Reviewed by Calculator Editorial Team

This Investment Account Calculator helps you determine the future value of your investments, calculate returns, and analyze growth over time. Whether you're planning for retirement, saving for a major purchase, or simply want to understand how your investments will grow, this tool provides clear insights into your financial future.

How to Use This Calculator

Using the Investment Account Calculator is straightforward. Follow these steps to get accurate results:

  1. Enter the initial investment amount in the "Initial Investment" field.
  2. Specify the annual interest rate in the "Annual Interest Rate" field.
  3. Enter the number of years you plan to invest in the "Investment Period (Years)" field.
  4. Select the compounding frequency from the dropdown menu.
  5. Click the "Calculate" button to see your results.

The calculator will display the future value of your investment, total interest earned, and a growth chart. You can also reset the form to start over.

Formula Used

The Investment Account Calculator uses the compound interest formula to calculate future value:

Future Value Formula

Future Value = P × (1 + r/n)^(n×t)

Where:

  • P = Principal amount (initial investment)
  • r = Annual interest rate (in decimal)
  • n = Number of times interest is compounded per year
  • t = Time the money is invested for (in years)

This formula accounts for compounding, which means your investment earns interest on both the initial principal and the accumulated interest from previous periods.

Worked Example

Let's walk through an example to see how the calculator works. Suppose you invest $10,000 at an annual interest rate of 5%, compounded quarterly, for 10 years.

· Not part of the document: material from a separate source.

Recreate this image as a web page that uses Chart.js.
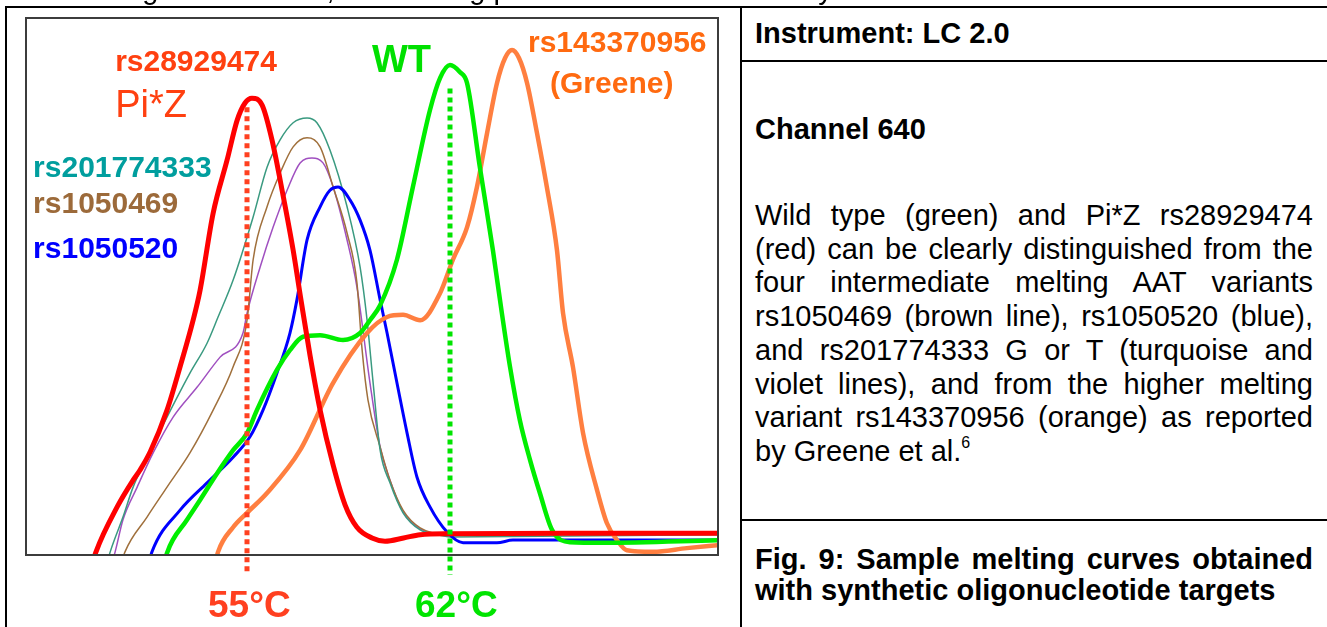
<!DOCTYPE html>
<html>
<head>
<meta charset="utf-8">
<script src="https://cdn.jsdelivr.net/npm/chart.js@4.4.1/dist/chart.umd.min.js"></script>
<style>
    body { margin: 0; width: 1327px; height: 627px; overflow: hidden; background: #fff; position: relative;
           font-family: "Liberation Sans", Arial, sans-serif; color: #000; }
    .ln { position: absolute; background: #000; }
    .cut { position: absolute; top: -25.5px; font-size: 29px; line-height: 29px; white-space: nowrap; }
    .hd { position: absolute; left: 755px; font-size: 29px; font-weight: bold; line-height: 33.7px; white-space: nowrap; }
    .para { position: absolute; left: 755px; top: 199px; width: 558px; font-size: 29px; line-height: 33.7px; }
    .para div, .fig div { text-align: justify; text-align-last: justify; white-space: nowrap; }
    .para div.last, .fig div.last { text-align-last: left; }
    .fig { position: absolute; left: 755px; top: 544px; width: 558px; font-size: 29px; font-weight: bold; line-height: 31px; }
    sup { font-size: 16px; line-height: 0; vertical-align: baseline; position: relative; top: -13px; }
    #chart { position: absolute; left: 0; top: 0; }
</style>
</head>
<body>
<canvas id="chart" width="740" height="627"></canvas>

<!-- bottom of the text line above, clipped by the page edge -->
<span class="cut" style="left:65px">melting</span>
<span class="cut" style="left:241px">curves,</span>
<span class="cut" style="left:379px">showing peaks</span>
<span class="cut" style="left:749px">clearly</span>

<div class="ln" style="left:5px;top:6px;width:1322px;height:2px"></div>
<div class="ln" style="left:5px;top:6px;width:2px;height:621px"></div>
<div class="ln" style="left:740px;top:6px;width:2px;height:621px"></div>
<div class="ln" style="left:740px;top:60px;width:587px;height:2px"></div>
<div class="ln" style="left:740px;top:519px;width:587px;height:2px"></div>

<div class="hd" style="top:17px">Instrument: LC 2.0</div>
<div class="hd" style="top:113px">Channel 640</div>

<div class="para">
    <div>Wild type (green) and Pi*Z rs28929474</div>
    <div>(red) can be clearly distinguished from the</div>
    <div>four intermediate melting AAT variants</div>
    <div>rs1050469 (brown line), rs1050520 (blue),</div>
    <div>and rs201774333 G or T (turquoise and</div>
    <div>violet lines), and from the higher melting</div>
    <div>variant rs143370956 (orange) as reported</div>
    <div class="last">by Greene et al.<sup>6</sup></div>
</div>

<div class="fig">
    <div>Fig. 9: Sample melting curves obtained</div>
    <div class="last">with synthetic oligonucleotide targets</div>
</div>

<script>
// temperature (°C) and -dF/dT (arbitrary units, 0-100)
var redT = [49.6, 49.79, 50.52, 51.07, 51.31, 51.66, 52.24, 52.69, 53.14, 53.38, 53.83, 54.31, 54.66, 54.93, 55.17,
            55.52, 55.86, 56.24, 56.59, 56.86, 57.17, 57.52, 57.97, 58.38, 58.79, 59.31, 59.76, 60.4, 60.97, 62.0, 66.0, 71.3];
var redV = [-3, 0.4, 8.8, 13.8, 15.7, 19.1, 26.9, 35.0, 43.7, 49.3, 63.7, 73.6, 81.1, 84.3, 85.2,
            83.9, 77.4, 67.1, 56.8, 47.5, 37.2, 26.9, 16.6, 9.2, 5.0, 3.0, 2.4, 3.0, 3.6, 3.8, 3.9, 3.9];

var greenT = [52.1, 52.24, 52.93, 53.38, 53.97, 54.52, 55.0, 55.34, 56.03, 56.48, 56.93, 57.52, 58.31, 58.9, 59.24, 59.59,
              60.17, 60.72, 61.31, 61.66, 62.0, 62.34, 62.59, 63.03, 63.48, 63.79, 64.07, 64.41, 64.76, 65.1, 65.52,
              66.14, 67.28, 71.3];
var greenV = [-3, 0.2, 6.4, 10.1, 15.1, 19.4, 22.6, 26.9, 34.4, 38.1, 40.6, 40.9, 40.0, 41.3, 43.7, 46.5,
              55.0, 68.6, 83.0, 89.0, 91.4, 90.1, 88.0, 72.3, 56.8, 45.0, 35.0, 25.0, 17.6, 11.4, 4.5,
              2.2, 2.1, 2.6];

var orangeT = [53.85, 54.0, 54.52, 55.0, 55.69, 56.83, 57.97, 59.14, 59.83, 60.38, 60.97, 61.66, 62.1, 62.59, 62.93,
               63.28, 63.62, 63.9, 64.14, 64.38, 64.66, 65.0, 65.34, 65.69, 65.9, 66.24, 66.59, 67.07, 67.41, 67.76,
               68.1, 69.0, 70.17, 71.3];
var orangeV = [-3, 0.4, 5.0, 7.7, 11.4, 19.4, 32.0, 41.3, 44.3, 44.7, 43.7, 48.8, 55.0, 61.1, 68.6,
               78.7, 88.0, 92.7, 94.2, 92.7, 88.0, 78.7, 68.6, 56.8, 45.0, 35.0, 22.6, 12.0, 5.8, 2.6,
               0.7, 0.4, 1.1, 1.7];

var blueT = [51.55, 51.72, 52.69, 53.62, 54.52, 55.1, 55.55, 56.03, 56.48, 56.72, 57.07, 57.52, 57.86, 58.14, 58.55,
             58.9, 59.24, 59.59, 59.83, 60.17, 60.52, 60.86, 61.31, 61.9, 62.45, 63.62, 64.17, 71.3];
var blueV = [-3, 0.4, 8.2, 13.3, 18.1, 21.9, 26.9, 33.8, 41.3, 47.5, 58.7, 64.9, 68.0, 68.6, 66.2,
             62.4, 56.8, 47.5, 41.3, 32.0, 22.6, 14.4, 8.8, 4.1, 2.1, 2.1, 2.6, 2.6];

var tealT = [50.1, 50.28, 50.72, 51.07, 51.55, 52.24, 53.03, 53.62, 54.0, 54.52, 55.21, 55.69, 56.14, 56.59, 57.07,
             57.41, 57.86, 58.45, 58.9, 59.14, 59.34, 59.59, 59.93, 60.38, 60.97, 61.55, 62.0, 71.3];
var tealV = [-3, 0.4, 6.9, 12.5, 18.1, 25.6, 33.8, 39.4, 44.3, 51.2, 63.0, 72.3, 77.4, 80.6, 81.5,
             80.6, 75.5, 64.9, 53.6, 43.7, 32.5, 19.4, 13.3, 7.7, 4.5, 3.6, 3.2, 3.6];

var brownT = [50.6, 50.79, 51.55, 52.24, 53.03, 53.83, 54.52, 55.0, 55.21, 55.69, 56.14, 56.59, 57.07, 57.52, 57.97,
              58.45, 58.79, 58.97, 59.17, 59.59, 59.93, 60.38, 60.97, 62.0, 71.3];
var brownV = [-3, 0.4, 6.9, 12.5, 18.9, 26.9, 35.0, 43.7, 55.0, 64.9, 71.2, 76.1, 77.8, 76.1, 68.6,
              60.0, 50.7, 38.1, 28.8, 20.0, 13.8, 8.2, 4.9, 3.6, 3.9];

var violetT = [50.25, 50.45, 50.72, 51.21, 51.76, 52.45, 53.28, 54.07, 54.86, 55.0, 55.45, 55.9, 56.38, 56.83, 57.24,
               57.62, 57.97, 58.45, 58.79, 59.24, 59.59, 59.93, 60.38, 60.97, 62.0, 71.3];
var violetV = [-3, 0.4, 6.4, 12.5, 18.9, 25.6, 31.2, 36.8, 41.3, 45.0, 53.6, 61.1, 68.0, 73.1, 74.0,
               73.1, 68.6, 58.7, 49.9, 32.0, 20.0, 13.8, 7.9, 4.7, 3.6, 3.7];

var markerTemps = [55, 62];

function pts(t, v) {
    return t.map(function(x, i) { return { x: x, y: v[i] }; });
}

var markers = [
    { temp: markerTemps[0], from: 83.5, color: '#ff4020', shift: -39 },
    { temp: markerTemps[1], from: 87.0, color: '#00e400', shift: -35 }
];

var seriesLabels = [
    { text: 'rs28929474', t: 50.45, v: 90.3, font: 'bold 30px', color: '#ff4010' },
    { text: 'Pi*Z', t: 50.45, v: 81.7, font: '38px', color: '#ff4010' },
    { text: 'WT', t: 59.31, v: 90.1, font: 'bold 38px', color: '#00e000' },
    { text: 'rs143370956', t: 64.69, v: 93.8, font: 'bold 30px', color: '#ff6a10' },
    { text: '(Greene)', t: 65.45, v: 86.2, font: 'bold 30px', color: '#ff6a10' },
    { text: 'rs201774333', t: 47.62, v: 70.5, font: 'bold 30px', color: '#009e9e' },
    { text: 'rs1050469', t: 47.62, v: 63.7, font: 'bold 30px', color: '#9c6a3a' },
    { text: 'rs1050520', t: 47.62, v: 55.3, font: 'bold 30px', color: '#0000ff' }
];

var fontFam = ' "Liberation Sans", Arial, sans-serif';

var overlay = {
    id: 'overlay',
    afterDatasetsDraw: function(chart) {
        var ctx = chart.ctx;
        var a = chart.chartArea;
        var xs = chart.scales.x, ys = chart.scales.y;
        ctx.save();

        // frame round the plot
        ctx.strokeStyle = '#3c3c3c';
        ctx.lineWidth = 2;
        ctx.strokeRect(a.left - 1, a.top - 1, a.right - a.left + 2, a.bottom - a.top + 2);

        // dotted Tm markers and their labels
        markers.forEach(function(m) {
            var px = Math.round(xs.getPixelForValue(m.temp));
            ctx.strokeStyle = m.color;
            ctx.lineWidth = 5;
            ctx.setLineDash([5, 4]);
            ctx.beginPath();
            ctx.moveTo(px, ys.getPixelForValue(m.from));
            ctx.lineTo(px, a.bottom + 21);
            ctx.stroke();
            ctx.setLineDash([]);
            ctx.fillStyle = m.color;
            ctx.font = 'bold 37px' + fontFam;
            ctx.textAlign = 'left';
            ctx.textBaseline = 'alphabetic';
            ctx.fillText(m.temp + '\u00b0C', px + m.shift, a.bottom + 63);
        });

        seriesLabels.forEach(function(l) {
            ctx.font = l.font + fontFam;
            ctx.fillStyle = l.color;
            ctx.textAlign = 'left';
            ctx.textBaseline = 'alphabetic';
            ctx.fillText(l.text, xs.getPixelForValue(l.t), ys.getPixelForValue(l.v));
        });
        ctx.restore();
    }
};

function line(label, t, v, color, width) {
    return {
        label: label,
        data: pts(t, v),
        borderColor: color,
        borderWidth: width,
        pointRadius: 0,
        fill: false,
        cubicInterpolationMode: 'monotone'
    };
}

var ctx = document.getElementById('chart').getContext('2d');
var chart = new Chart(ctx, {
    type: 'line',
    data: {
        datasets: [
            line('rs28929474 Pi*Z', redT, redV, '#ff0000', 5),
            line('WT', greenT, greenV, '#00ee00', 4.5),
            line('rs143370956', orangeT, orangeV, '#ff7f40', 4.5),
            line('rs1050520', blueT, blueV, '#0000ff', 3),
            line('rs201774333 G', tealT, tealV, '#3a9a80', 1.5),
            line('rs1050469', brownT, brownV, '#a0703c', 1.5),
            line('rs201774333 T', violetT, violetV, '#a050c0', 1.5)
        ]
    },
    options: {
        responsive: false,
        animation: false,
        layout: { padding: { left: 27, right: 23, top: 19, bottom: 73 } },
        scales: {
            x: { type: 'linear', min: 47.41, max: 71.21, display: false },
            y: { type: 'linear', min: 0, max: 100, display: false }
        },
        plugins: {
            legend: { display: false },
            tooltip: { enabled: false }
        }
    },
    plugins: [overlay]
});
</script>
</body>
</html>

  1. Initial Investment (P) = $10,000
  2. Annual Interest Rate (r) = 5% or 0.05
  3. Investment Period (t) = 10 years
  4. Compounding Frequency (n) = Quarterly (4 times per year)

Using the formula:

Calculation

Future Value = 10,000 × (1 + 0.05/4)^(4×10)

= 10,000 × (1.0125)^40

= 10,000 × 1.6436

= $16,436.00

After 10 years, your investment would grow to $16,436, earning $6,436 in interest.

Interpreting Results

Understanding the results from the Investment Account Calculator is essential for making informed financial decisions. Here's what each result means:

  • Future Value: This is the total amount your investment will be worth after the specified period, including all interest earned.
  • Total Interest Earned: This shows how much interest you've earned on your initial investment over the investment period.
  • Growth Chart: The chart visually represents how your investment grows over time, making it easier to see the impact of compounding.

By analyzing these results, you can adjust your investment strategy, set realistic financial goals, and make better decisions about your money.

Frequently Asked Questions

How does compounding affect my investment?

Compounding means your investment earns interest on both the initial principal and the accumulated interest from previous periods. This can significantly increase your returns over time compared to simple interest.

What is the difference between simple and compound interest?

Simple interest is calculated only on the original principal amount, while compound interest is calculated on the initial principal and also on the accumulated interest of previous periods. Compound interest typically results in higher returns over time.

How often should I compound my investment?

The more frequently your investment is compounded, the higher your returns will be. Common compounding frequencies include annually, quarterly, monthly, and daily. The calculator allows you to choose the compounding frequency that matches your investment account.